══ PROVIDED DATA ══

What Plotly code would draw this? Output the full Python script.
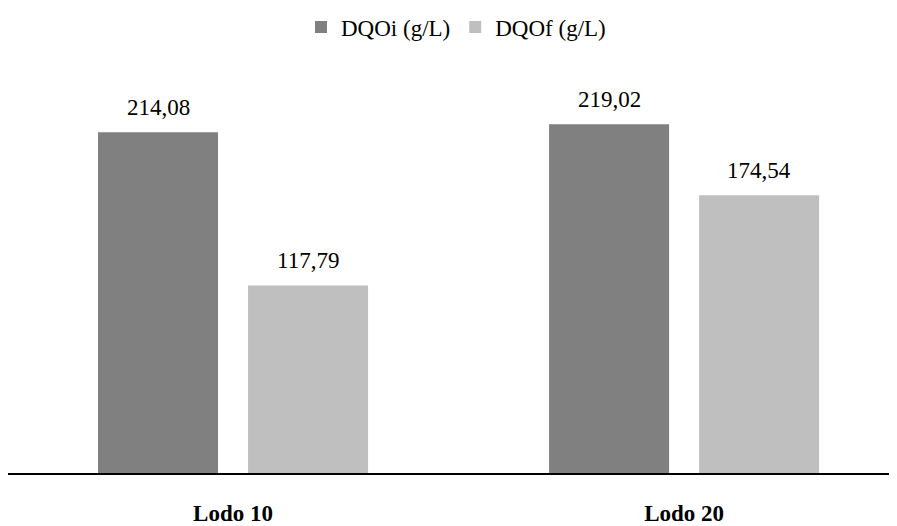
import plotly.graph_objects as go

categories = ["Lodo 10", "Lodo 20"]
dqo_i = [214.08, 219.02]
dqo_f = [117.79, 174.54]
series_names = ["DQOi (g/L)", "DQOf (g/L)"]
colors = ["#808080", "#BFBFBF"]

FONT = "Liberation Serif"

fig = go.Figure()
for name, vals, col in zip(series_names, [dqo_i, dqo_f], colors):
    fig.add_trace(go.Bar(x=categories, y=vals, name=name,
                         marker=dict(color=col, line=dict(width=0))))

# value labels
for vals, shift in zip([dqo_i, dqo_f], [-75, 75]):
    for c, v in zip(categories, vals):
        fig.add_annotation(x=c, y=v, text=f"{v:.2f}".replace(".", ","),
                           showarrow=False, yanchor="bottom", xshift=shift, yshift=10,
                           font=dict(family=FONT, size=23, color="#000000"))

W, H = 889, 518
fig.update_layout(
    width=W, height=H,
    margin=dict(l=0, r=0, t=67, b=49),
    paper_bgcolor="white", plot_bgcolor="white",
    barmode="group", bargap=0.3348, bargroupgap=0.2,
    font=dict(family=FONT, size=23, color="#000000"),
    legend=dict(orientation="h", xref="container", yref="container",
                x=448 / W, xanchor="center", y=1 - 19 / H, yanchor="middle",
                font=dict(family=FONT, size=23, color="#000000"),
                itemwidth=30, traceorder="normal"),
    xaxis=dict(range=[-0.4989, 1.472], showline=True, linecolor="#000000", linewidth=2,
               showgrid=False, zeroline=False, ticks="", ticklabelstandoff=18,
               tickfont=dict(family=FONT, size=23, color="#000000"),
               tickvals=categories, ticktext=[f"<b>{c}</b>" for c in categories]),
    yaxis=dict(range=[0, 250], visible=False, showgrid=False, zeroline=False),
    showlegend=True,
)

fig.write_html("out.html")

═══

● **WHAT TO PRODUCE**:
All of the material above is to be copied exactly, except for its images.

● **OUTPUT OF THE TASK**:
What Plotly code would draw this? Output the full Python script.
import plotly.graph_objects as go

categories = ["Lodo 10", "Lodo 20"]
dqo_i = [214.08, 219.02]
dqo_f = [117.79, 174.54]
series_names = ["DQOi (g/L)", "DQOf (g/L)"]
colors = ["#808080", "#BFBFBF"]

FONT = "Liberation Serif"

fig = go.Figure()
for name, vals, col in zip(series_names, [dqo_i, dqo_f], colors):
    fig.add_trace(go.Bar(x=categories, y=vals, name=name,
                         marker=dict(color=col, line=dict(width=0))))

# value labels
for vals, shift in zip([dqo_i, dqo_f], [-75, 75]):
    for c, v in zip(categories, vals):
        fig.add_annotation(x=c, y=v, text=f"{v:.2f}".replace(".", ","),
                           showarrow=False, yanchor="bottom", xshift=shift, yshift=10,
                           font=dict(family=FONT, size=23, color="#000000"))

W, H = 889, 518
fig.update_layout(
    width=W, height=H,
    margin=dict(l=0, r=0, t=67, b=49),
    paper_bgcolor="white", plot_bgcolor="white",
    barmode="group", bargap=0.3348, bargroupgap=0.2,
    font=dict(family=FONT, size=23, color="#000000"),
    legend=dict(orientation="h", xref="container", yref="container",
                x=448 / W, xanchor="center", y=1 - 19 / H, yanchor="middle",
                font=dict(family=FONT, size=23, color="#000000"),
                itemwidth=30, traceorder="normal"),
    xaxis=dict(range=[-0.4989, 1.472], showline=True, linecolor="#000000", linewidth=2,
               showgrid=False, zeroline=False, ticks="", ticklabelstandoff=18,
               tickfont=dict(family=FONT, size=23, color="#000000"),
               tickvals=categories, ticktext=[f"<b>{c}</b>" for c in categories]),
    yaxis=dict(range=[0, 250], visible=False, showgrid=False, zeroline=False),
    showlegend=True,
)

fig.write_html("out.html")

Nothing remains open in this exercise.